Company may use anonymized client data in future published materials as long as Client is not identifiable. Likewise, Client shall treat Company’s internal materials and data with the same level of confidentiality.

9. Copyright Company retains full ownership of rights to all deliverables created until the project concludes and payment is made in full, at which point full copyrights are transferred to Client. Company holds no ownership rights to content or designs provided by Client.

10. Independent Contractor It is understood that Company is acting as an independent contractor. Nothing in this Agreement shall be interpreted to establish an agency, employment, or joint venture relationship between Client and Company.

11. Code of Fair Practice Company warrants that the work delivered is original or properly licensed and does not knowingly infringe on the rights of others. Client agrees to hold Company harmless for any liability caused by Client’s use of such work that may infringe on the rights of others.

12. Warranty and Limitation of Liability Client warrants that materials provided to Company will not infringe on any third-party rights. Company warrants deliverables will be original, professional, and free of legal conflicts. Except as stated, Company makes no further warranties.

Neither party is liable for indirect or consequential damages. Liability is limited to the total amount paid under this Agreement. This limitation does not apply to damages caused by willful misconduct or gross negligence. No claims may be brought more than one year after they arise.

13. Release Client agrees that the Company may use written feedback, testimonials, social media posts, images, and audio or video recordings submitted or shared by the Client during the Program for marketing and promotional purposes. Client waives any right to payment, royalties, or other consideration and waives the right to inspect or approve the finished content. Client releases the Company from any liability related to such use.
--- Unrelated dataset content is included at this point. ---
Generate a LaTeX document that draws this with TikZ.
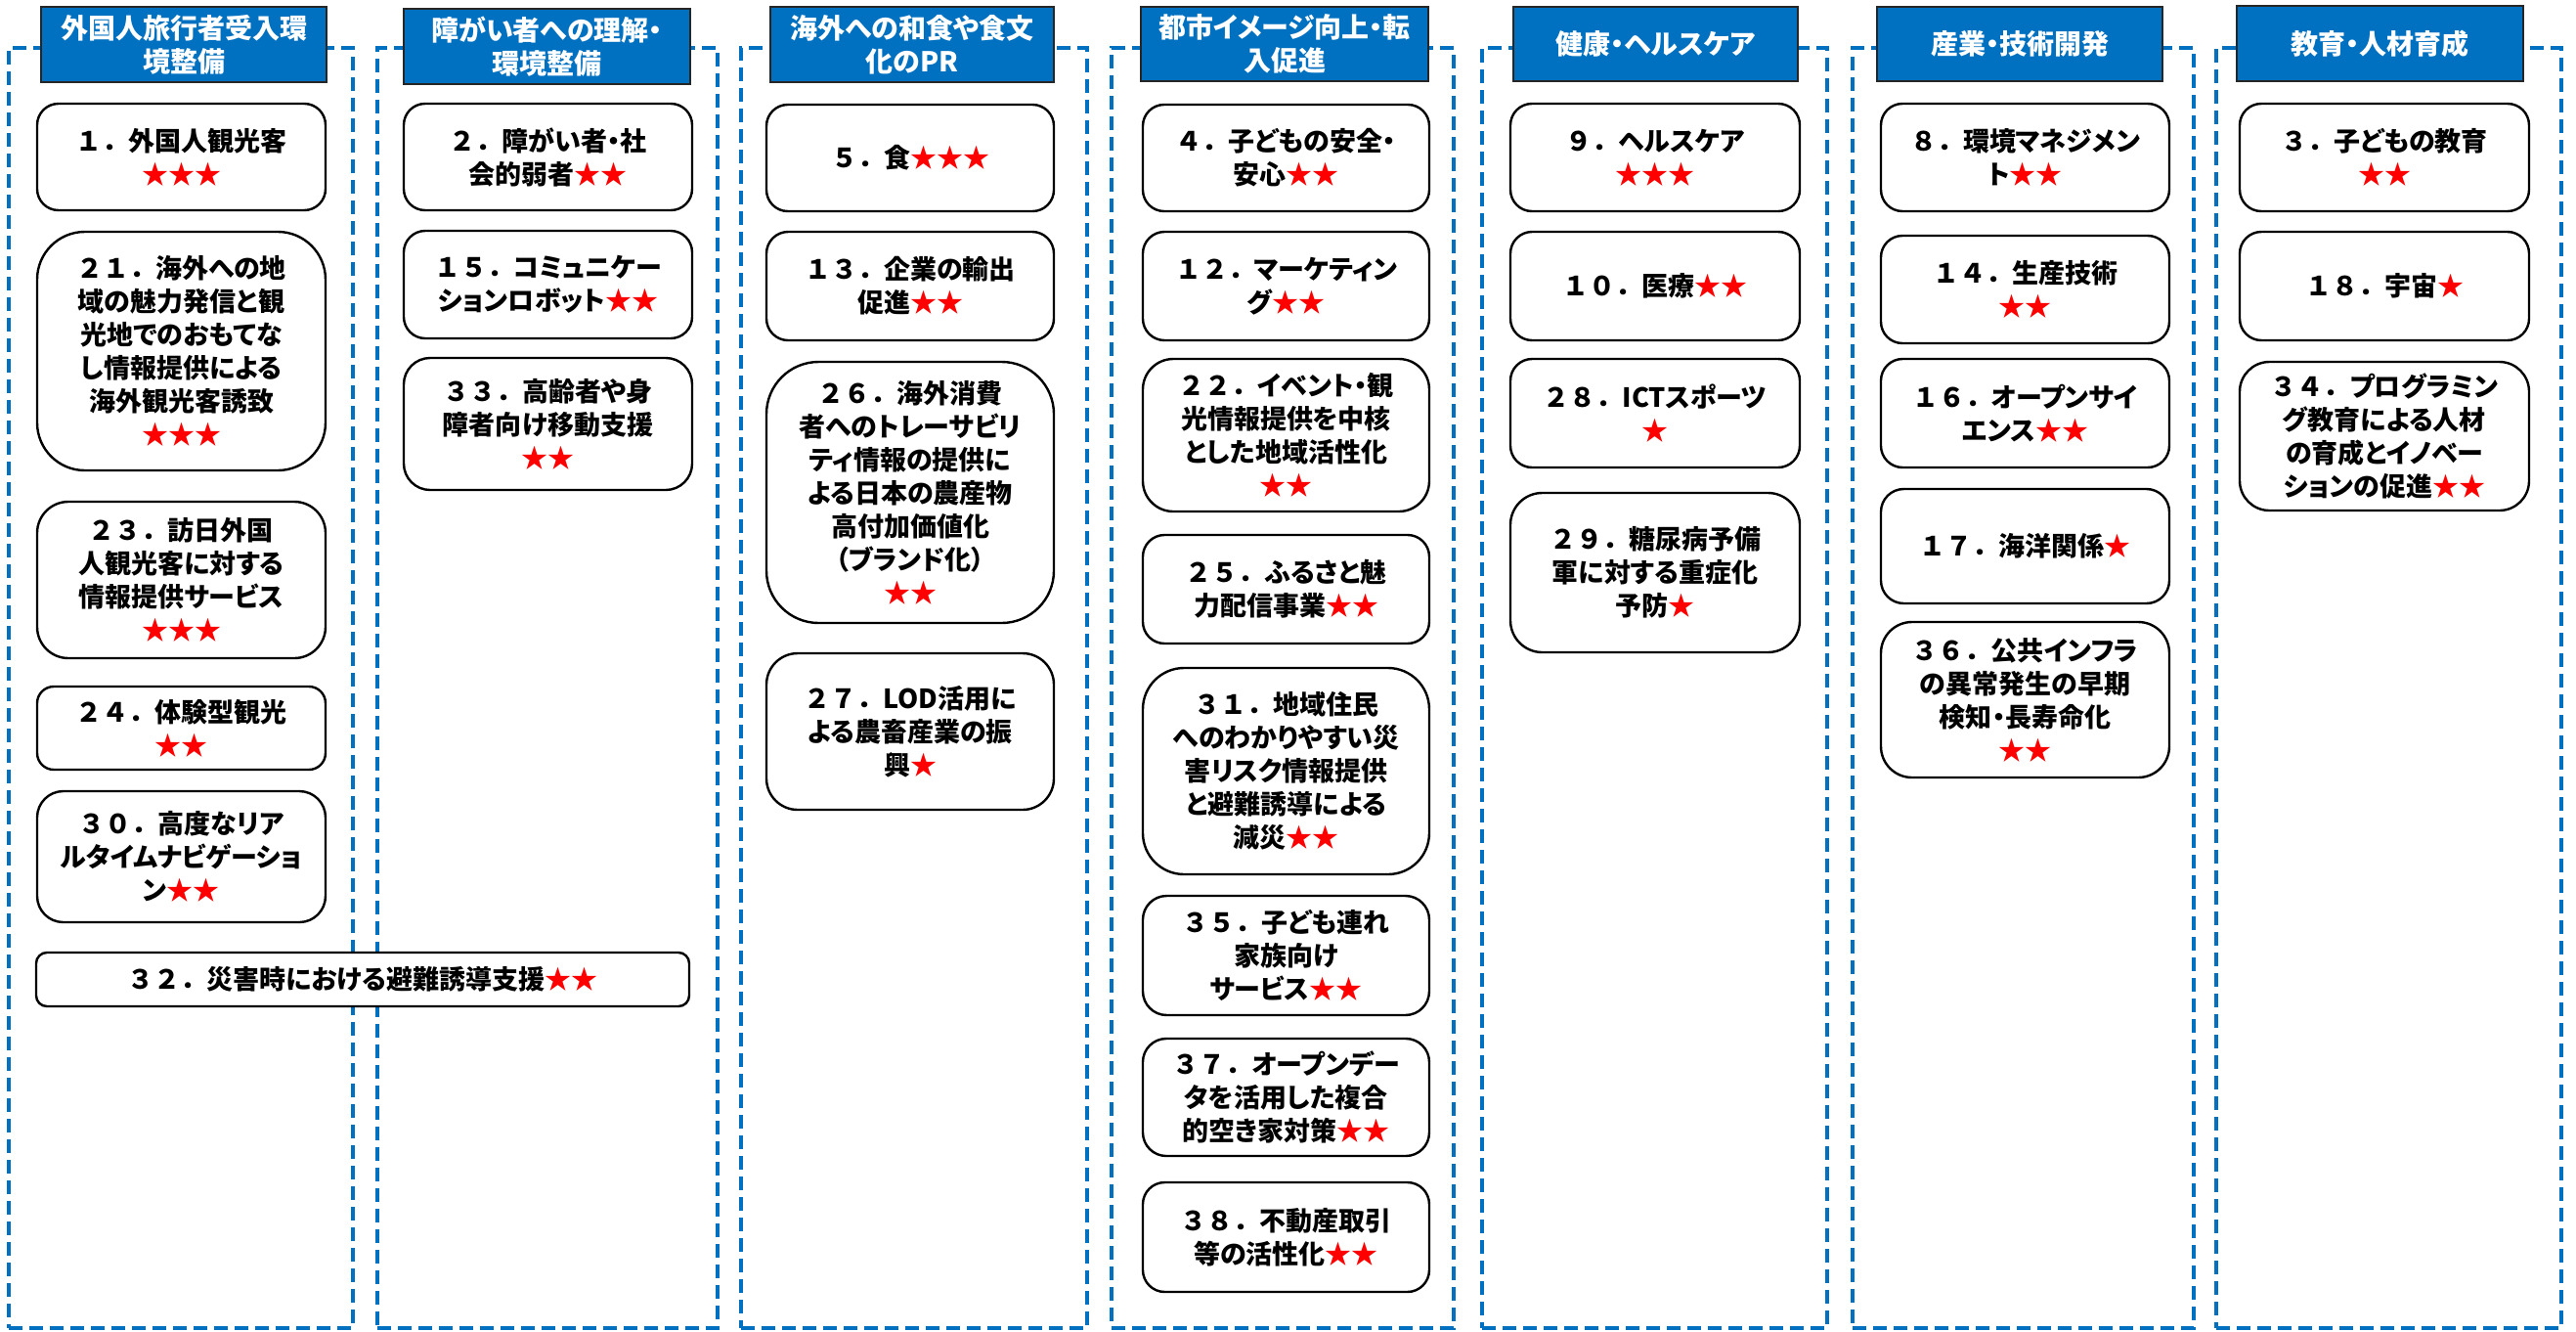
\documentclass[tikz,border=0pt]{standalone}
\usepackage{fontspec}
\setmainfont{Noto Sans CJK JP}[RawFeature=+palt]
\newfontfamily\plainjp{Noto Sans CJK JP}
\definecolor{hdrblue}{RGB}{0,112,192}
\definecolor{starred}{RGB}{255,0,0}
\newcommand{\RS}[1]{{\color{starred}#1}}
\newcommand{\NN}[1]{{\plainjp\bfseries #1}}
\tikzset{
  itembox/.style={draw=black, line width=1.2pt, fill=white, inner sep=0pt, align=center,
    font=\fontsize{13.5}{17}\selectfont\bfseries},
  hdrbox/.style={draw=black!85, line width=1pt, fill=hdrblue, text=white, inner sep=0pt, align=center,
    font=\fontsize{14}{17}\selectfont\bfseries},
  colframe/.style={draw=hdrblue, line width=2pt, dash pattern=on 7pt off 3.5pt, inner sep=0pt},
}
% name, x1, y1, x2, y2, text  (pixel coordinates)
\newcommand{\mkitem}[6]{%
  \pgfmathsetmacro{\bw}{(#4-#2)*0.5}%
  \pgfmathsetmacro{\bh}{(#5-#3)*0.5}%
  \pgfmathsetmacro{\br}{0.2*min(\bw,\bh)}%
  \node[itembox, minimum width=\bw pt, minimum height=\bh pt, rounded corners=\br pt]
    (#1) at ({(#2+#4)/2},{(#3+#5)/2}) {#6};}
\newcommand{\mkhdr}[6]{%
  \pgfmathsetmacro{\bw}{(#4-#2)*0.5}%
  \pgfmathsetmacro{\bh}{(#5-#3)*0.5}%
  \node[hdrbox, minimum width=\bw pt, minimum height=\bh pt]
    (#1) at ({(#2+#4)/2},{(#3+#5)/2}) {#6};}
\newcommand{\mkframe}[5]{%
  \pgfmathsetmacro{\bw}{(#4-#2)*0.5}%
  \pgfmathsetmacro{\bh}{(#5-#3)*0.5}%
  \node[colframe, minimum width=\bw pt, minimum height=\bh pt]
    (#1) at ({(#2+#4)/2},{(#3+#5)/2}) {};}
\begin{document}
\begin{tikzpicture}[x=0.5pt,y=-0.5pt]
\useasboundingbox (0,0) rectangle (2635,1361);
% column frames
\mkframe{f1}{9}{49}{361}{1358}
\mkframe{f2}{386}{49}{734}{1358}
\mkframe{f3}{758}{49}{1112}{1358}
\mkframe{f4}{1137}{49}{1487}{1358}
\mkframe{f5}{1516}{49}{1869}{1358}
\mkframe{f6}{1895}{49}{2244}{1358}
\mkframe{f7}{2267}{49}{2620}{1358}
% headers
\mkhdr{h1}{42}{7}{334}{84}{外国人旅行者受入環\\境整備}
\mkhdr{h2}{413}{9}{706}{86}{障がい者への理解・\\環境整備}
\mkhdr{h3}{788}{7}{1078}{84}{海外への和食や食文\\化のPR}
\mkhdr{h4}{1167}{7}{1461}{83}{都市イメージ向上・転\\入促進}
\mkhdr{h5}{1548}{7}{1839}{83}{健康・ヘルスケア}
\mkhdr{h6}{1920}{7}{2212}{83}{産業・技術開発}
\mkhdr{h7}{2288}{6}{2581}{83}{教育・人材育成}
% column 1
\mkitem{b1}{38}{106}{333}{215}{\NN{１．}外国人観光客\\\RS{★★★}}
\mkitem{b21}{38}{237}{333}{481}{\NN{２１．}海外への地\\域の魅力発信と観\\光地でのおもてな\\し情報提供による\\海外観光客誘致\\\RS{★★★}}
\mkitem{b23}{38}{513}{333}{673}{\NN{２３．}訪日外国\\人観光客に対する\\情報提供サービス\\\RS{★★★}}
\mkitem{b24}{38}{702}{333}{787}{\NN{２４．}体験型観光\\\RS{★★}}
\mkitem{b30}{38}{809}{333}{943}{\NN{３０．}高度なリア\\ルタイムナビゲーショ\\ン\RS{★★}}
\mkitem{b32}{37}{974}{705}{1029}{\NN{３２．}災害時における避難誘導支援\RS{★★}}
% column 2
\mkitem{b2}{413}{106}{708}{215}{\NN{２．}障がい者・社\\会的弱者\RS{★★}}
\mkitem{b15}{413}{236}{708}{346}{\NN{１５．}コミュニケー\\ションロボット\RS{★★}}
\mkitem{b33}{413}{366}{708}{501}{\NN{３３．}高齢者や身\\障者向け移動支援\\\RS{★★}}
% column 3
\mkitem{b5}{784}{107}{1078}{216}{\NN{５．}食\RS{★★★}}
\mkitem{b13}{784}{237}{1078}{348}{\NN{１３．}企業の輸出\\促進\RS{★★}}
\mkitem{b26}{784}{370}{1078}{637}{\NN{２６．}海外消費\\者へのトレーサビリ\\ティ情報の提供に\\よる日本の農産物\\高付加価値化\\（ブランド化）\\\RS{★★}}
\mkitem{b27}{784}{668}{1078}{828}{\NN{２７．}LOD活用に\\よる農畜産業の振\\興\RS{★}}
% column 4
\mkitem{b4}{1169}{107}{1462}{216}{\NN{４．}子どもの安全・\\安心\RS{★★}}
\mkitem{b12}{1169}{237}{1462}{348}{\NN{１２．}マーケティン\\グ\RS{★★}}
\mkitem{b22}{1169}{367}{1462}{523}{\NN{２２．}イベント・観\\光情報提供を中核\\とした地域活性化\\\RS{★★}}
\mkitem{b25}{1169}{547}{1462}{658}{\NN{２５．}ふるさと魅\\力配信事業\RS{★★}}
\mkitem{b31}{1169}{683}{1462}{894}{\NN{３１．}地域住民\\へのわかりやすい災\\害リスク情報提供\\と避難誘導による\\減災\RS{★★}}
\mkitem{b35}{1169}{916}{1462}{1038}{\NN{３５．}子ども連れ\\家族向け\\サービス\RS{★★}}
\mkitem{b37}{1169}{1062}{1462}{1182}{\NN{３７．}オープンデー\\タを活用した複合\\的空き家対策\RS{★★}}
\mkitem{b38}{1169}{1209}{1462}{1321}{\NN{３８．}不動産取引\\等の活性化\RS{★★}}
% column 5
\mkitem{b9}{1545}{106}{1841}{216}{\NN{９．}ヘルスケア\\\RS{★★★}}
\mkitem{b10}{1545}{237}{1841}{348}{\NN{１０．}医療\RS{★★}}
\mkitem{b28}{1545}{367}{1841}{478}{\NN{２８．}ICTスポーツ\\\RS{★}}
\mkitem{b29}{1545}{504}{1841}{667}{\NN{２９．}糖尿病予備\\軍に対する重症化\\予防\RS{★}}
% column 6
\mkitem{b8}{1924}{106}{2219}{216}{\NN{８．}環境マネジメン\\ト\RS{★★}}
\mkitem{b14}{1924}{241}{2219}{351}{\NN{１４．}生産技術\\\RS{★★}}
\mkitem{b16}{1924}{367}{2219}{478}{\NN{１６．}オープンサイ\\エンス\RS{★★}}
\mkitem{b17}{1924}{500}{2219}{617}{\NN{１７．}海洋関係\RS{★}}
\mkitem{b36}{1924}{636}{2219}{795}{\NN{３６．}公共インフラ\\の異常発生の早期\\検知・長寿命化\\\RS{★★}}
% column 7
\mkitem{b3}{2291}{106}{2587}{216}{\NN{３．}子どもの教育\\\RS{★★}}
\mkitem{b18}{2291}{237}{2587}{348}{\NN{１８．}宇宙\RS{★}}
\mkitem{b34}{2291}{370}{2587}{522}{\NN{３４．}プログラミン\\グ教育による人材\\の育成とイノベー\\ションの促進\RS{★★}}
\end{tikzpicture}
\end{document}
14. No Guarantees Provider cannot guarantee the outcome of hiring services and Provider's comments about the outcome are expressions of opinion only. Provider makes no guarantees other than that the services described in Section 1 shall be provided to Client in accordance with the terms of this Agreement. Client acknowledges that outcomes are based on subjective factors that cannot be controlled by Provider.

15. Termination + Cancellation All sales are final. Should Client choose to discontinue the Program before the term ends, no refunds will be issued and any remaining balance is due. In the event of Company-initiated cancellation due to unforeseen circumstances, a prorated refund may be offered.

16. Governing Law + Dispute Resolution This Agreement shall be governed by the laws of the State of Ohio. Any disputes shall be resolved through mediation in Licking County, Ohio. If mediation fails, binding arbitration will be pursued. The prevailing party in any such dispute shall be entitled to recover reasonable attorney’s fees and costs.

17. Entire Agreement This Agreement constitutes the full agreement between Client and Company. No other verbal or written promises are valid unless amended in writing and signed by both parties.